13. Não posso, porém, deixar de insistir junto de V. Exa. para que sejam adoptadas as medidas de tutela da legalidade urbanística que o caso reclama. Não se trata, apenas, de uma questão formal, de respeito pela legalidade vigente. Com efeito, a densidade de ocupação de solo que veio a ser autorizada ao proprietário infractor, excede em cerca de 50% aquela que é permitida para os demais lotes. “Ora essa situação é, do ponto de vista urbanístico, incorrecta e inaceitável e, ganha foros de absurdo, ao constatar-se que a área dos anexos é superior à da própria habitação” (Informação de … .95, da DROT/DGT). Sendo objectivamente inaceitável do ponto de vista urbanístico, o acto administrativo em questão viola, também, de forma flagrante o princípio da igualdade, porquanto aos proprietários de lotes iguais são permitidas densidades de ocupação do solo perfeitamente díspares, sem que haja qualquer fundamento que justifique esta diferença de tratamento.

14. Sendo nulo o acto de legalização dos anexos, deve a Câmara Municipal de Gondomar declarar a respectiva nulidade (art. 134º, n.º 2, do Código do Procedimento Administrativo) e dessa declaração extrair os correspondentes efeitos.
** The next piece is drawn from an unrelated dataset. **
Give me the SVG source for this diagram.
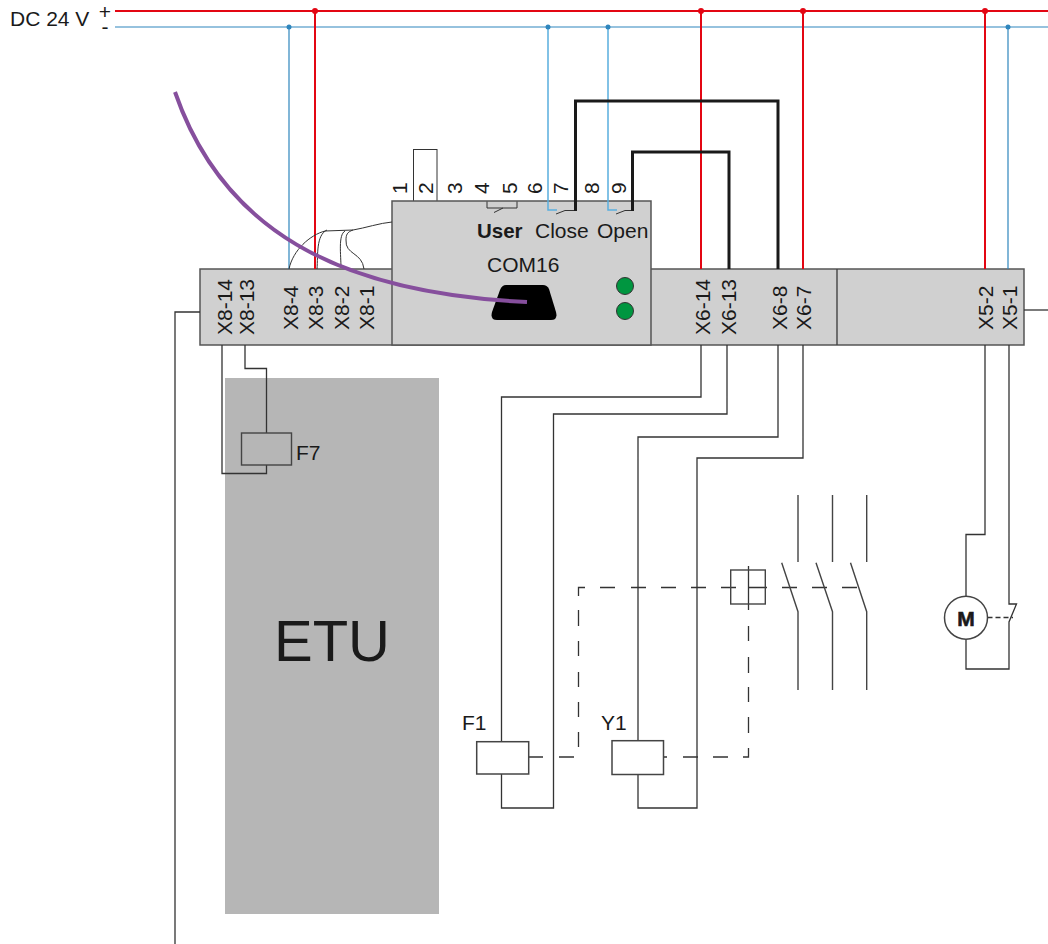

Deixando de se encontrar fundadas no acto de legalização e por serem materialmente ilegais, as construções não podem subsistir, nada mais restando à Câmara Municipal que ordenar a respectiva demolição (art. 165º do Regulamento Geral das Edificações Urbanas, aprovado pelo Decreto-Lei 38.382, de 7 de Agosto de 1951, e art. 58º, do Regime Jurídico do Licenciamento Municipal de Obras Particulares, aprovado pelo Decreto-Lei n.º 445/91, de 20 de Novembro).

II – Conclusões

De acordo com o exposto, e no uso dos poderes que me são conferidos pelo art. 20º, n.º 1, al. a), do Estatuto do provedor de justiça, aprovado pela Lei n.º 9/91, de 9 de Abril,

RECOMENDO,

1º Que, de acordo com o disposto no art. 134º, n.º 2, do Código do Procedimento administrativo, seja declarada a nulidade da licença n.º … /88, que legalizou as obras contestadas;

2º Que seja instaurado o procedimento de demolição das construções, com fundamento em quanto se dispõe no art. 58º do Decreto-Lei n.º 445/91, de 20 de Novembro, e no regime contido no Decreto-Lei n.º 92/95, de 9 de Maio, que regula a execução das ordens de demolição.

Recordo, por fim, a V. Exa. o dever contido no art. 38º, n.º 2, do referido Estatuto do Provedor de Justiça, para o qual me permito pedir a melhor atenção.